Polls Begin to Open in US, with Millions to Cast Their Ballots to Elect Next President
TEHRAN (Tasnim) – Millions of Americans are starting to cast their ballots Tuesday as polling stations begin to open across the US with the future of the American presidency coming down to a nail-biter race between Democratic candidate Kamala Harris and Republican nominee Donald Trump.
The first polls began to open at 5 a.m. Eastern Time (1000GMT) in some parts of Vermont, but the first major wave of openings happened at 6 a.m. Eastern (1100GMT) with stations opening their doors in Connecticut, New Jersey, New York, and Virginia, as well as parts of Kentucky and Maine, Anadolu Agency reported.
North Carolina, Ohio, and West Virginia open at 6.30 a.m. Eastern Time (1130GMT).
Additional waves of openings will roll out across the US as the day goes on, with polls opening last in the state of Hawaii at noon Eastern Time (1700GMT). Closures will begin in some states at 7 p.m. Eastern (0000GMT Wednesday), with Alaska remaining open the longest, until 1 a.m. Eastern Time Wednesday (0600GMT).
Anyone who is in line at the time polls officially close will be allowed to cast their ballots, however, meaning stations are likely to remain open beyond their official closure time as long as voters remain in line.
Nearly 83 million people cast early ballots in this year's election cycle by mail or in-person voting, according to data from the University of Florida's Election Lab. That is far short of the over 101 million who did so in 2020, when the US was in the throes of the COVID-19 pandemic.
As of Monday, Trump and Harris were locked in a virtual dead heat nationally, with Harris just +0.1% ahead with 48.7% and Trump at 48.6%, according to a compilation of polling compiled by the RealClearPolitics website.
But rather than national support, the race is all but certain to come down to seven key battleground states – Arizona, Georgia, Michigan, Nevada, Pennsylvania, North Carolina, and Wisconsin – where the nominees are facing similarly narrow contests with spreads well within the polls' margins of error.
Trump's lead is greatest in Arizona, where he is up by 2.8%, followed by Georgia (+1.3%), North Carolina (+1.2%), Nevada (+.06%), and Pennsylvania (+0.4%). Harris continues to lead in Michigan (+0.5%) and Wisconsin (+0.4%).
The polls have margins of error of between roughly 3%-5%.
Both candidates spent the final week before the election campaigning hard in the states, with Harris visiting Pennsylvania for a series of rallies in multiple cities Monday and Trump spending the day there before a late-night rally in Grand Rapids, Michigan.

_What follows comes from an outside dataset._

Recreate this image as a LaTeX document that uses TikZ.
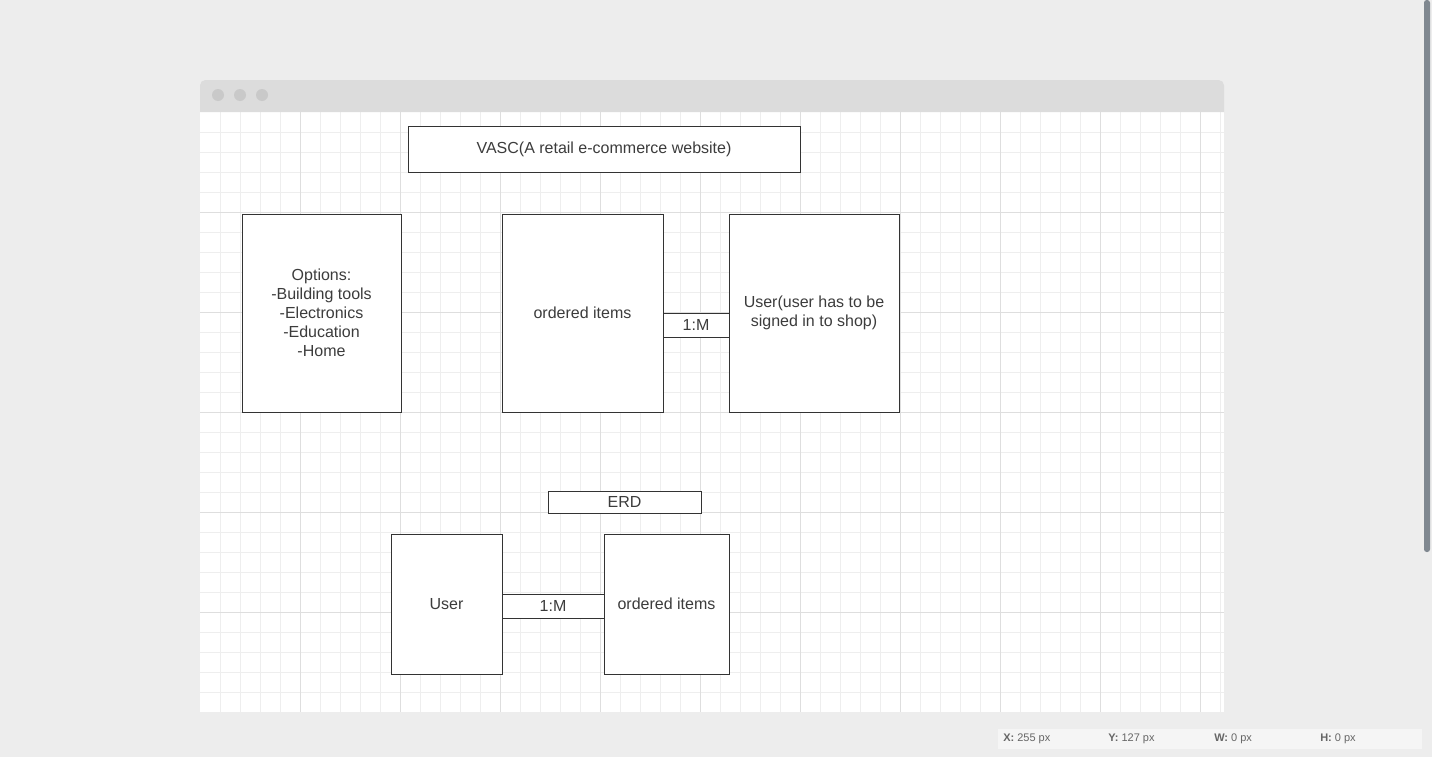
\documentclass[tikz,border=0pt]{standalone}
\usepackage{fontspec}
\setmainfont{Liberation Sans}
\usepackage{tikz}
\usetikzlibrary{positioning}

\definecolor{pagebg}{HTML}{EDEDED}
\definecolor{barbg}{HTML}{DCDCDC}
\definecolor{dotgray}{HTML}{C9C9C9}
\definecolor{minorgrid}{HTML}{EEEEEE}
\definecolor{majorgrid}{HTML}{DEDEDE}
\definecolor{edge}{HTML}{333333}
\definecolor{ink}{HTML}{3C3C3C}
\definecolor{statusbg}{HTML}{F5F5F5}
\definecolor{statusink}{HTML}{666666}
\definecolor{scrollgray}{HTML}{808890}

\begin{document}
\begin{tikzpicture}[x=0.75pt, y=-0.75pt, every node/.style={font=\fontsize{12}{14.25}\selectfont, text=ink},
    box/.style={draw=edge, line width=0.75pt, fill=white, align=center, inner sep=0pt},
    status/.style={font=\fontsize{8.25}{10}\selectfont, text=statusink, anchor=west, inner sep=0pt}]
    % page and window
    \fill[pagebg] (0,0) rectangle (1432,757);
    \useasboundingbox (0,0) rectangle (1432,757);
    \fill[white] (200,112) rectangle (1224,712);
    \foreach \x in {220,240,...,1220} \draw[minorgrid, line width=0.75pt] (\x,112) -- (\x,712);
    \foreach \y in {132,152,...,692} \draw[minorgrid, line width=0.75pt] (200,\y) -- (1224,\y);
    \foreach \x in {300,400,...,1200} \draw[majorgrid, line width=0.75pt] (\x,112) -- (\x,712);
    \foreach \y in {212,312,...,612} \draw[majorgrid, line width=0.75pt] (200,\y) -- (1224,\y);
    \fill[barbg] (200,112) [rounded corners=4pt] -- (200,80) -- (1224,80) [sharp corners] -- (1224,112) -- cycle;
    \foreach \x in {218,240,262} \fill[dotgray] (\x,95) circle (4.5pt);
    \fill[scrollgray, rounded corners=2pt] (1424,0) rectangle (1430,552);

    % top diagram
    \node[box, minimum width=294pt, minimum height=34.5pt] (title) at (604,149) {VASC(A retail e-commerce website)};
    \node[box, minimum width=119.25pt, minimum height=148.5pt] (options) at (321.5,313) {Options:\\-Building tools\\-Electronics\\-Education\\-Home};
    \node[box, minimum width=120.75pt, minimum height=148.5pt] (items) at (582.5,313) {ordered items};
    \node[box, minimum width=127.5pt, minimum height=148.5pt] (user) at (814,313) {User(user has to be\\ signed in to shop)};
    \node[box, minimum width=49.5pt, minimum height=18pt] (link) at (696,325) {1:M};

    % ERD
    \node[box, minimum width=114.75pt, minimum height=16.5pt] (erd) at (624.5,502) {ERD};
    \node[box, minimum width=83.25pt, minimum height=105pt] (erduser) at (446.5,604) {User};
    \node[box, minimum width=93.75pt, minimum height=105pt] (erditems) at (666.5,604) {ordered items};
    \node[box, minimum width=76.5pt, minimum height=18pt] (erdlink) at (553,606) {1:M};

    % status bar
    \fill[statusbg] (998,729) rectangle (1422,749);
    \node[status] (sx) at (1003,739) {\textbf{X:} 255 px};
    \node[status] (sy) at (1108,739) {\textbf{Y:} 127 px};
    \node[status] (sw) at (1214,739) {\textbf{W:} 0 px};
    \node[status] (sh) at (1320,739) {\textbf{H:} 0 px};
\end{tikzpicture}
\end{document}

It is highly unlikely that major media organizations will declare a victor Tuesday night, as had been the norm up until 2020, due to the closeness of the races in the battleground states.
Battleground states are pivotal because the US does not directly elect its presidents. Instead, the process plays out via the Electoral College, where 538 representatives cast their ballots in line with their states’ outcomes.
Either candidate needs to secure 270 Electoral College votes to claim victory. Electors are allocated to states based on their population, and most states give all of their electors to whichever candidate wins the state in the general vote.
The winner-take-all model is not followed in Nebraska and Maine, however, which instead allocate their votes based on the outcome in congressional districts, as well as the state’s popular vote winner.
Further down the ballot, voters will determine the composition of the next US Congress.
In the Senate, 34 seats are up for election. Senators are elected to six-year terms and one-third are elected every two years. Roughly four of the races are considered toss-ups, including contests in Michigan, Ohio, Pennsylvania, and Wisconsin, which are currently held by Democrats.
Republicans are slightly favored to win numerical control of the Senate, but whoever emerges victorious will be left to navigate a precarious razor-thin majority. In the 100-seat Senate, due to procedural rules, parties often need 60 rather than just 50 votes to pass legislation.
All 435 seats in the House of Representatives are up for election, and as with the Senate, most forecasts have the chamber near-evenly split. Just a couple of dozen competitive elections will determine whether Republicans or Democrats will control the House.
At the state and local levels, voters will decide on a range of initiatives and races, from school boards to state-level ballot measures that can hold the weight of law. A total of 11 governor’s races across the nation are being contested.